Even oral decisions, they argue, will result in reduced transparency and decreased accountability. Proponents may not have “symmetrical access to communications and evidence presented to the Staff,” and other companies and shareholders/potential proponents will lose the “predictive understanding of Staff thinking, while the lack of transparency prevents legislative oversight.”

In the event that Corp Fin did not agree to rescind the policy, the five organizations offer five suggestions to reduce “uncertainty and conflict”:

  1. Employ the new policy only in exceptional circumstances, and initially, only on a pilot basis “until the implications are better understood.”
  2. Establish a set of criteria to guide the staff and the market as to when the new policy will be employed or, at a minimum, explain the use of the options on a case-by-case basis. As examples, the letter suggests that the staff might note that it is declining to take a position but “that this does not preclude later referring the matter for enforcement.”

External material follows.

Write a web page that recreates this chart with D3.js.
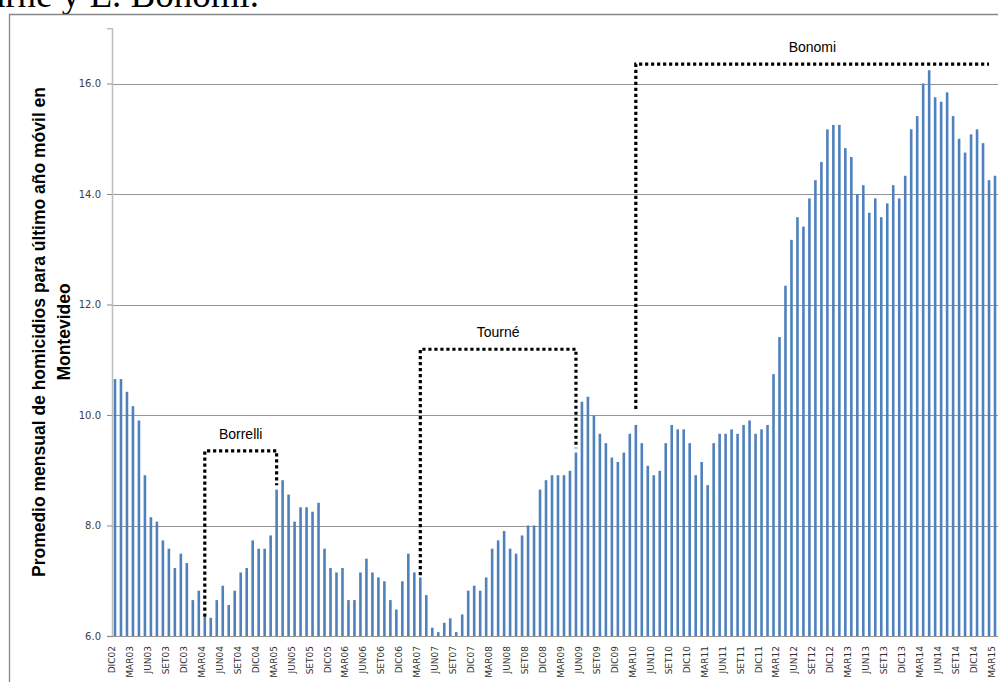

  3. Advise the parties early in process if the staff will decline to take a position so that proponents can avoid “futile efforts and expenditures…to prepare a proponent’s response for the Staff’s consideration, and allow time to pursue litigation. Conversely, [the organizations] seek clarification as to whether the Staff will await a response from the proponent before choosing one of these forms of disposition.”
  4. If the staff indicates its disposition of the request for no action online, post the correspondence from both the company and the proponent as well (which would be consistent with current practice generally and seems to be the plan).
  5. Provide “procedural safeguards for oral decisions [to] ensure fair and symmetrical information and access by the parties,” such as conference calls involving both companies and proponents.